Le Projet de Nicolas Sarkozy : gouvernement validé et perspectives

 

            Je n’aime pas trop le jeu des chaises musicales qui s’en est ensuivi : Jean-Louis Borloo passant de la Stratégie Economique au Développement Durable, Christine Lagarde passant de l’Agriculture à la Stratégie Economique. Enfin, on verra.

 

            Pour la TVA sociale, je demande aussi à voir. Je suis favorable à son examen et à son expérimentation. Mais, les conditions d’application seront importantes, et je ne suis pas du tout convaincu par le gros du paquet fiscal : je ne vois pas par exemple en quoi une exonération des droits de succession, qui pousse à la contribution de patrimoines, est une mesure à faire de toute urgence pour relancer l’économie. Le bouclier fiscal est exposé simplement par Nicolas Sarkozy : personne ne travaillera pour contribuer à l’argent de l’état plus de la moitié de l’année. Mais, en vérité, cela contribuera à créer des niches fiscales, pour une minorité de plus riches et de plus malins. Et, je ne crois pas que la France peut être la meilleure en dumping fiscal. Donc, l’idée du « choc fiscal » qui relance la croissance me rend sceptique. Sur la déduction des intérêts d’emprunts pour l’achat de biens immobiliers, le bilan me semble assez aléatoire, et ceux qui y gagneront le plus risquent d’être les banques et les agences immobilières. Je ne sais pas si Nicolas Sarkozy parviendra à son objectif de faire de la France un pays de propriétaires, mais en tout cas son objectif d’avoir des ménages plus endettés - au Ministère des Finances, il avait déclaré « le problème c’est que l’Etat est trop endetté, et les ménages pas assez endettés » - est à portée de main.
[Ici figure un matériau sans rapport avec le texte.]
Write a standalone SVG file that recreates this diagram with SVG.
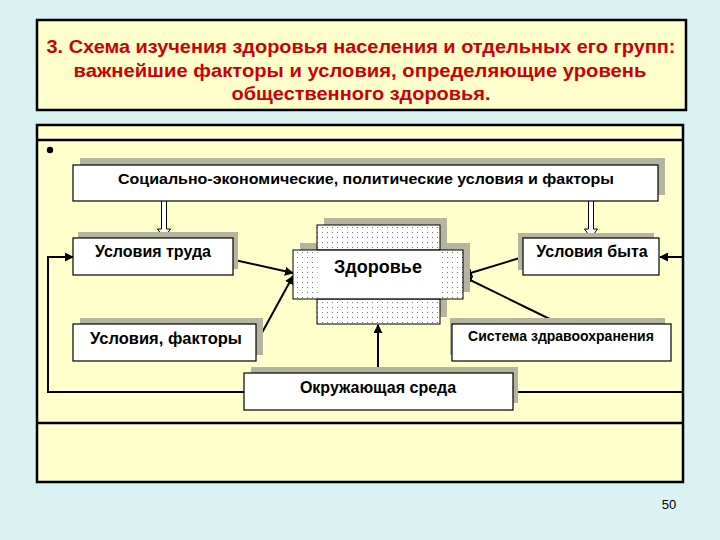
<svg xmlns="http://www.w3.org/2000/svg" width="720" height="540" viewBox="0 0 720 540">
<style>
.frame{fill:#ffffcc;stroke:#000;stroke-width:2.5}
.line{stroke:#000;stroke-width:2.5}
.sh{fill:#b5b49e}
.box{fill:#fff;stroke:#000;stroke-width:1.2}
.t{font-family:"Liberation Sans",Arial,sans-serif;font-weight:bold;fill:#000;text-anchor:middle}
.title{font-family:"Liberation Sans",Arial,sans-serif;font-weight:bold;fill:#cc0000;text-anchor:middle;font-size:19px}
.con{stroke:#000;stroke-width:2;fill:none}
.blk{fill:#fff;stroke:#000;stroke-width:1}
</style>
<defs>
<marker id="ah" viewBox="0 0 10 10" refX="9" refY="5" markerWidth="4.5" markerHeight="4.5" orient="auto" markerUnits="strokeWidth">
<path d="M0,0 L10,5 L0,10 z" fill="#000"/>
</marker>
<pattern id="dots" width="5" height="5" patternUnits="userSpaceOnUse">
<rect width="5" height="5" fill="#fff"/>
<rect x="2" y="2" width="1" height="1" fill="#777"/>
</pattern>
</defs>
<rect width="720" height="540" fill="#dbf2f2"/>
<g id="title">
<rect class="frame" x="37" y="20" width="649" height="90"/>
<text class="title" x="361" y="53" textLength="629" lengthAdjust="spacingAndGlyphs">3. Схема изучения здоровья населения и отдельных его групп:</text>
<text class="title" x="360" y="77" textLength="573" lengthAdjust="spacingAndGlyphs">важнейшие факторы и условия, определяющие уровень</text>
<text class="title" x="361" y="100" textLength="259" lengthAdjust="spacingAndGlyphs">общественного здоровья.</text>
</g>
<g id="panel">
<rect class="frame" x="37" y="125" width="646" height="357"/>
<line class="line" x1="37" y1="140" x2="683" y2="140"/>
<line class="line" x1="37" y1="423" x2="683" y2="423"/>
<circle cx="50" cy="150" r="3.2" fill="#000"/>
</g>
<g id="connectors">
<path class="blk" d="M161.5,200 V229 H157.5 L164,238 L170.5,229 H166.5 V200 Z"/>
<path class="blk" d="M588.5,200 V229 H584.5 L591,238 L597.5,229 H593.5 V200 Z"/>
<line class="con" x1="221" y1="257" x2="293" y2="273" marker-end="url(#ah)"/>
<line class="con" x1="258" y1="340" x2="293" y2="276" marker-end="url(#ah)"/>
<line class="con" x1="523" y1="257" x2="464" y2="275" marker-end="url(#ah)"/>
<line class="con" x1="558" y1="323" x2="464" y2="277" marker-end="url(#ah)"/>
<line class="con" x1="378" y1="373" x2="378" y2="325" marker-end="url(#ah)"/>
<path class="con" d="M244,392 H48 V257 H73" marker-end="url(#ah)"/>
<path class="con" d="M513,392 H683 V257 H660" marker-end="url(#ah)"/>
</g>
<g id="social">
<rect class="sh" x="80" y="158" width="585" height="37"/>
<rect class="box" x="73" y="165" width="585" height="36"/>
<text class="t" x="366" y="184" font-size="15" textLength="496" lengthAdjust="spacingAndGlyphs">Социально-экономические, политические условия и факторы</text>
</g>
<g id="trud">
<rect class="sh" x="78" y="232" width="160" height="37"/>
<rect class="box" x="73" y="238" width="160" height="37"/>
<text class="t" x="153" y="257" font-size="16">Условия труда</text>
</g>
<g id="factory">
<rect class="sh" x="80" y="318" width="183" height="37"/>
<rect class="box" x="73" y="324" width="183" height="37"/>
<text class="t" x="166" y="344" font-size="16.5">Условия, факторы</text>
</g>
<g id="zdorovie">
<rect class="sh" x="324" y="218" width="123" height="99"/>
<rect class="sh" x="300" y="243" width="170" height="49"/>
<rect x="317" y="225" width="123" height="99" fill="url(#dots)" stroke="#000" stroke-width="1"/>
<rect x="293" y="250" width="170" height="49" fill="url(#dots)" stroke="#000" stroke-width="1"/>
<rect x="317.5" y="250.5" width="122" height="48" fill="#fff"/>
<line x1="317" y1="250" x2="440" y2="250" stroke="#000" stroke-width="1"/>
<line x1="317" y1="299" x2="440" y2="299" stroke="#000" stroke-width="1"/>
<text class="t" x="378" y="273" font-size="18">Здоровье</text>
</g>
<g id="byt">
<rect class="sh" x="518" y="233" width="136" height="37"/>
<rect class="box" x="523" y="238" width="136" height="37"/>
<text class="t" x="592" y="257" font-size="16">Условия быта</text>
</g>
<g id="sistema">
<rect class="sh" x="450" y="318" width="215" height="37"/>
<rect class="box" x="452" y="324" width="219" height="37"/>
<text class="t" x="561" y="341" font-size="14">Система здравоохранения</text>
</g>
<g id="sreda">
<rect class="sh" x="251" y="367" width="267" height="36"/>
<rect class="box" x="244" y="373" width="269" height="37"/>
<text class="t" x="378" y="393" font-size="16">Окружающая среда</text>
</g>
<text x="669" y="509" font-family="Liberation Sans,Arial,sans-serif" font-size="13" text-anchor="middle" fill="#000">50</text>
</svg>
Seule la construction de nouveaux logements peut limiter la flambée des prix de l’immobilier.

 

            Pour conclure, je dirais qu’il y a encore bien du travail pour moderniser aussi bien économiquement qu’institutionnellement la France. On a cette fois-ci vraiment largué les amarres pour un voyage de cinq ans avec le capitaine Sarkozy. Il faut espérer qu’il ne barre pas trop vers des tempêtes qui feraient passer trop de passagers par-dessus bord.